Villa revealed what she said is her “most important piece of advice”:
“Read the question, cover all the answers and try to anticipate what the answer is, then check to see if it’s one of the choices.”
Villa said students need to realize that they are now looking for the “wrong answers.”
“Turn choices into True/False statements and read the question carefully,” Villa continued.”[This approach] really helps students focus on what the question is asking,” she said.
Villa then offered what she calls her “tips for the very desperate.”
“Get practice tests from tutors,” Villa said. “They try to get students to approach the material in the right way.”
Sleep was also mentioned by Villa as an important factor in telling how a student will do on a test.
She said a minimum of five to six hours of sleep is necessary for students to perform well.

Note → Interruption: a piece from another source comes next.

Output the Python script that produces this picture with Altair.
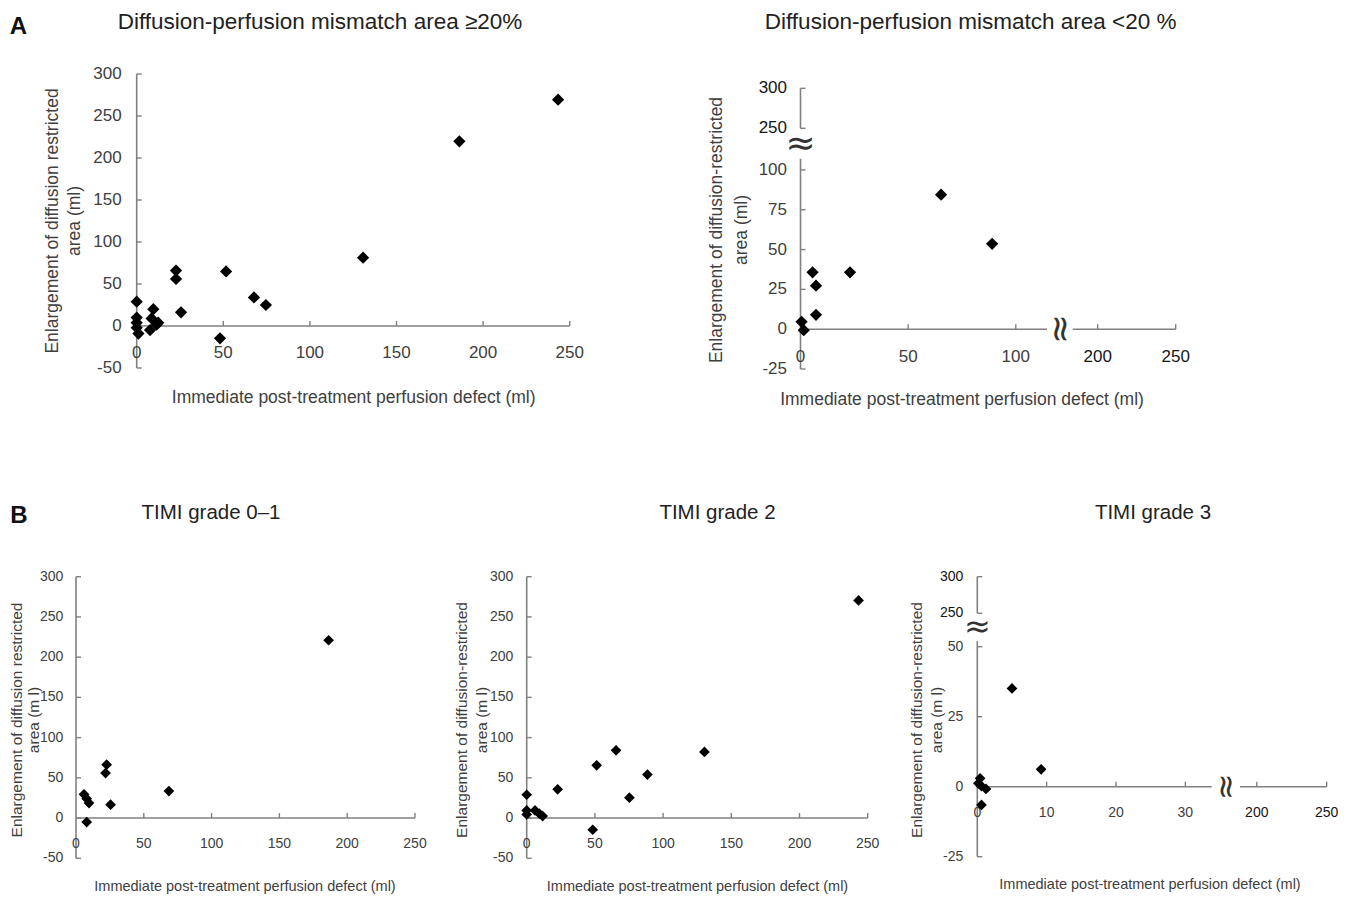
import altair as alt
import pandas as pd

# ---------------- data ----------------
# A: diffusion-perfusion mismatch >= 20 %
A1_X = [0, 0, 0, 0, 1, 9.6, 8.6, 7.7, 11.5, 12.4, 22.7, 22.7, 25.6, 48.1, 51.6, 67.7, 74.6, 130.7, 186.3, 243.3]
A1_Y = [29, 10, 4, -2, -9, 20, 9, -4.8, 1.5, 4, 66, 56, 16.3, -14.7, 65, 34, 25, 81.3, 219.8, 269.4]
# A: diffusion-perfusion mismatch < 20 %
A2_X = [0.5, 1.5, 5.6, 7.2, 7.2, 23, 65.3, 89]
A2_Y = [4.6, -0.6, 35.7, 27.3, 9, 35.7, 84.5, 53.6]
# B: TIMI grade 0-1
B1_X = [5.9, 7.9, 9.6, 7.9, 21.8, 22.6, 25.5, 68.5, 186.3]
B1_Y = [29.5, 24, 18.7, -5, 56, 66.4, 16.6, 33.6, 221]
# B: TIMI grade 2
B2_X = [0, 0, 0, 6.1, 9.3, 11.7, 22.7, 48.4, 51.3, 65.5, 75.3, 88.5, 130.3, 243.3]
B2_Y = [29, 9.5, 4.5, 9.5, 5.4, 2.5, 35.7, -14.5, 65.6, 84.2, 25.3, 54, 82.2, 270.5]
# B: TIMI grade 3
B3_X = [0.15, 0.4, 0.6, 0.6, 1.25, 5, 9.2]
B3_Y = [1.2, 3, 0.2, -6.5, -0.8, 35.1, 6.2]

TITLES = ["Diffusion-perfusion mismatch area \u226520%",
          "Diffusion-perfusion mismatch area <20 %",
          "TIMI grade 0\u20131", "TIMI grade 2", "TIMI grade 3"]
LETTERS = ["A", "B"]
X_TITLE = "Immediate post-treatment perfusion defect (ml)"
Y_TITLES = [["Enlargement of diffusion restricted", "area (ml)"],
            ["Enlargement of diffusion-restricted", "area (ml)"],
            ["Enlargement of diffusion restricted", "area (m l)"],
            ["Enlargement of diffusion-restricted", "area (m l)"],
            ["Enlargement of diffusion-restricted", "area (m l)"]]

# tick values / labels
Y_FULL = [-50, 0, 50, 100, 150, 200, 250, 300]
X_FULL_LABELS = [0, 50, 100, 150, 200, 250]
X_FULL_TICKS = [50, 100, 150, 200, 250]
A2_Y_LOW = [-25, 0, 25, 50, 75, 100]
A2_Y_HIGH = [250, 300]
A2_X_LOW_LABELS = [0, 50, 100]
A2_X_LOW_TICKS = [50, 100]
A2_X_HIGH = [200, 250]
B3_Y_LOW = [-25, 0, 25, 50]
B3_Y_HIGH = [250, 300]
B3_X_LOW_LABELS = [0, 10, 20, 30]
B3_X_LOW_TICKS = [10, 20, 30]
B3_X_HIGH = [200, 250]

# axis segments (data units) and break positions
A1_XSEG, A1_YSEG = [(0, 250)], [(-50, 300)]
A2_XSEG, A2_YSEG = [(0, 114.5), (184, 250)], [(-25, 107), (250, 300)]
B_XSEG, B_YSEG = [(0, 250)], [(-50, 300)]
B3_XSEG, B3_YSEG = [(0, 33.8), (188, 250)], [(-25, 52), (250, 300)]

# ---------------- styling / layout ----------------
FONT = "Liberation Sans, Arial, sans-serif"
AX = "#808080"
LAB = "#404040"
TIT = "#222222"
OFF = 8


def R(vals):
    return [v - OFF for v in vals]


def build_panel(xv, yv, L):
    xs = alt.Scale(domain=L["xdom"], range=R(L["xpx"]), nice=False, zero=False)
    ys = alt.Scale(domain=L["ydom"], range=R(L["ypx"]), nice=False, zero=False)

    def ex(f):
        return alt.X(f, type="quantitative", scale=xs, axis=None)

    def ey(f):
        return alt.Y(f, type="quantitative", scale=ys, axis=None)

    layers = []
    # axis lines
    xseg = pd.DataFrame({"a": [s[0] for s in L["xseg"]], "b": [s[1] for s in L["xseg"]], "z": 0})
    layers.append(alt.Chart(xseg).mark_rule(color=AX, strokeWidth=1.6).encode(
        x=ex("a"), x2=alt.X2("b"), y=ey("z")))
    yseg = pd.DataFrame({"a": [s[0] for s in L["yseg"]], "b": [s[1] for s in L["yseg"]], "z": 0})
    layers.append(alt.Chart(yseg).mark_rule(color=AX, strokeWidth=1.6).encode(
        y=ey("a"), y2=alt.Y2("b"), x=ex("z")))
    # ticks (inside)
    yt = pd.DataFrame({"v": L["yticks"], "z": 0})
    layers.append(alt.Chart(yt).mark_rule(color=AX, strokeWidth=1.4, x2Offset=5).encode(
        x=ex("z"), x2=alt.X2("z"), y=ey("v")))
    xt = pd.DataFrame({"v": L["xticks"], "z": 0})
    layers.append(alt.Chart(xt).mark_rule(color=AX, strokeWidth=1.4, y2Offset=-5).encode(
        y=ey("z"), y2=alt.Y2("z"), x=ex("v")))
    # tick labels
    for vals, dark in [(L["ylabels"], False), (L.get("ylabels_b", []), True)]:
        if not vals:
            continue
        d = pd.DataFrame({"v": vals, "t": [str(v) for v in vals], "z": 0})
        layers.append(alt.Chart(d).mark_text(
            align="right", baseline="middle", dx=L["ydx"], font=FONT, fontSize=L["fs"],
            fontWeight=500 if dark else "normal", color="#151515" if dark else LAB).encode(
            x=ex("z"), y=ey("v"), text="t:N"))
    for vals, dark in [(L["xlabels"], False), (L.get("xlabels_b", []), True)]:
        if not vals:
            continue
        d = pd.DataFrame({"v": vals, "t": [str(v) for v in vals], "z": 0})
        layers.append(alt.Chart(d).mark_text(
            align="center", baseline="middle", dy=L["xdy"], font=FONT, fontSize=L["fs"],
            fontWeight=500 if dark else "normal", color="#151515" if dark else LAB).encode(
            x=ex("v"), y=ey("z"), text="t:N"))
    # axis breaks
    if L.get("xbreak") is not None:
        d = pd.DataFrame({"v": [L["xbreak"]], "z": 0, "t": ["\u2248"]})
        layers.append(alt.Chart(d).mark_text(
            align="center", baseline="middle", angle=90, font="DejaVu Sans", fontSize=L["bfs"],
            color="#333333").encode(x=ex("v"), y=ey("z"), text="t:N"))
    if L.get("ybreak") is not None:
        d = pd.DataFrame({"v": [L["ybreak"]], "z": 0, "t": ["\u2248"]})
        layers.append(alt.Chart(d).mark_text(
            align="center", baseline="middle", font="DejaVu Sans", fontSize=L["bfs"],
            color="#333333").encode(x=ex("z"), y=ey("v"), text="t:N"))
    # data points
    pts = pd.DataFrame({"x": xv, "y": yv})
    layers.append(alt.Chart(pts).mark_point(
        shape="diamond", filled=True, color="black", opacity=1, size=L["ps"]).encode(
        x=ex("x"), y=ey("y")))
    # panel title, axis titles
    tx, ty = L["title_at"]
    layers.append(alt.Chart(pd.DataFrame({"t": [L["title"]]})).mark_text(
        align="center", baseline="middle", font=FONT, fontSize=L["tfs"], color=TIT).encode(
        x=alt.value(tx - OFF), y=alt.value(ty - OFF), text="t:N"))
    xx, xy = L["xtitle_at"]
    layers.append(alt.Chart(pd.DataFrame({"t": [X_TITLE]})).mark_text(
        align="center", baseline="middle", font=FONT, fontSize=L["xtfs"], color=LAB).encode(
        x=alt.value(xx - OFF), y=alt.value(xy - OFF), text="t:N"))
    for line, lx in zip(L["ytitle"], L["ytitle_x"]):
        layers.append(alt.Chart(pd.DataFrame({"t": [line]})).mark_text(
            align="center", baseline="middle", angle=270, font=FONT, fontSize=L["ytfs"],
            color=LAB).encode(
            x=alt.value(lx - OFF), y=alt.value(L["ytitle_y"] - OFF), text="t:N"))
    if L.get("letter"):
        lx, ly = L["letter_at"]
        layers.append(alt.Chart(pd.DataFrame({"t": [L["letter"]]})).mark_text(
            align="center", baseline="middle", font=FONT, fontSize=24, fontWeight="bold",
            color="#111111").encode(x=alt.value(lx - OFF), y=alt.value(ly - OFF), text="t:N"))
    return alt.layer(*layers)


A_STYLE = dict(fs=17, tfs=22.5, xtfs=17.5, ytfs=17.5, ps=150, bfs=36)
B_STYLE = dict(fs=14, tfs=20.5, xtfs=14.5, ytfs=15.5, ps=115, bfs=32)

L_A1 = dict(A_STYLE, xdom=[0, 250], xpx=[136.7, 569.7], ydom=[-50, 300], ypx=[368, 74],
            xseg=A1_XSEG, yseg=A1_YSEG, yticks=Y_FULL, xticks=X_FULL_TICKS,
            ylabels=Y_FULL, xlabels=X_FULL_LABELS, ydx=-15, xdy=26.7,
            title=TITLES[0], title_at=(320, 21.7), xtitle_at=(353.7, 398),
            ytitle=Y_TITLES[0], ytitle_x=[53, 75], ytitle_y=221,
            letter=LETTERS[0], letter_at=(18.5, 27))
L_A2 = dict(A_STYLE, xdom=[0, 114.5, 184, 250], xpx=[800.5, 1047, 1072.7, 1175.7],
            ydom=[-25, 107, 250, 300], ypx=[369, 158.8, 128.3, 88.3],
            xseg=A2_XSEG, yseg=A2_YSEG, yticks=A2_Y_LOW + A2_Y_HIGH,
            xticks=A2_X_LOW_TICKS + A2_X_HIGH,
            ylabels=A2_Y_LOW, ylabels_b=A2_Y_HIGH, xlabels=A2_X_LOW_LABELS, xlabels_b=A2_X_HIGH,
            ydx=-13.5, xdy=27.8, xbreak=149.25, ybreak=178.5,
            title=TITLES[1], title_at=(970.6, 21.8), xtitle_at=(962, 400),
            ytitle=Y_TITLES[1], ytitle_x=[716.8, 742], ytitle_y=230)
L_B1 = dict(B_STYLE, xdom=[0, 250], xpx=[76, 415], ydom=[-50, 300], ypx=[858.3, 576.7],
            xseg=B_XSEG, yseg=B_YSEG, yticks=Y_FULL, xticks=X_FULL_TICKS,
            ylabels=Y_FULL, xlabels=X_FULL_LABELS, ydx=-12.7, xdy=26,
            title=TITLES[2], title_at=(211, 513), xtitle_at=(245, 886.7),
            ytitle=Y_TITLES[2], ytitle_x=[17, 34], ytitle_y=720,
            letter=LETTERS[1], letter_at=(19, 516))
L_B2 = dict(B_STYLE, xdom=[0, 250], xpx=[526.7, 867.7], ydom=[-50, 300], ypx=[858.3, 576.7],
            xseg=B_XSEG, yseg=B_YSEG, yticks=Y_FULL, xticks=X_FULL_TICKS,
            ylabels=Y_FULL, xlabels=X_FULL_LABELS, ydx=-13.4, xdy=26,
            title=TITLES[3], title_at=(717.5, 513), xtitle_at=(697.5, 886.7),
            ytitle=Y_TITLES[3], ytitle_x=[461.7, 481.7], ytitle_y=720)
L_B3 = dict(B_STYLE, xdom=[0, 33.8, 188, 250], xpx=[977.3, 1211.7, 1240, 1326.7],
            ydom=[-25, 52, 250, 300], ypx=[856.7, 641.1, 613.3, 576.7],
            xseg=B3_XSEG, yseg=B3_YSEG, yticks=B3_Y_LOW + B3_Y_HIGH,
            xticks=B3_X_LOW_TICKS + B3_X_HIGH,
            ylabels=B3_Y_LOW, ylabels_b=B3_Y_HIGH, xlabels=B3_X_LOW_LABELS, xlabels_b=B3_X_HIGH,
            ydx=-14, xdy=26.6, xbreak=110.9, ybreak=151,
            title=TITLES[4], title_at=(1153, 513), xtitle_at=(1150, 885),
            ytitle=Y_TITLES[4], ytitle_x=[916.7, 936.7], ytitle_y=720)

panels = [build_panel(A1_X, A1_Y, L_A1), build_panel(A2_X, A2_Y, L_A2),
          build_panel(B1_X, B1_Y, L_B1), build_panel(B2_X, B2_Y, L_B2),
          build_panel(B3_X, B3_Y, L_B3)]

chart = alt.layer(*panels).resolve_scale(x="independent", y="independent").properties(
    width=1339, height=892, padding=0,
    autosize=alt.AutoSizeParams(type="none"), background="white",
).configure_view(stroke=None)

chart.save("out.html", embed_options={"renderer": "svg", "actions": False})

“Students are better off studying not as many hours as they would like to than studying on not enough sleep,” she said.
After listing several suggestions of what students can do on their own to better their multiple choice scores, Villa stressed the importance of going to others for help.
Office hours are available each week by professors as a time set aside to offer students individual extra help.
Villa said students unable to attend scheduled seminars can sign up for private tutoring sessions with the 50 tutors tutoring in over 50 courses.
A signup sheet for these tutoring sessions can be found in TH 119.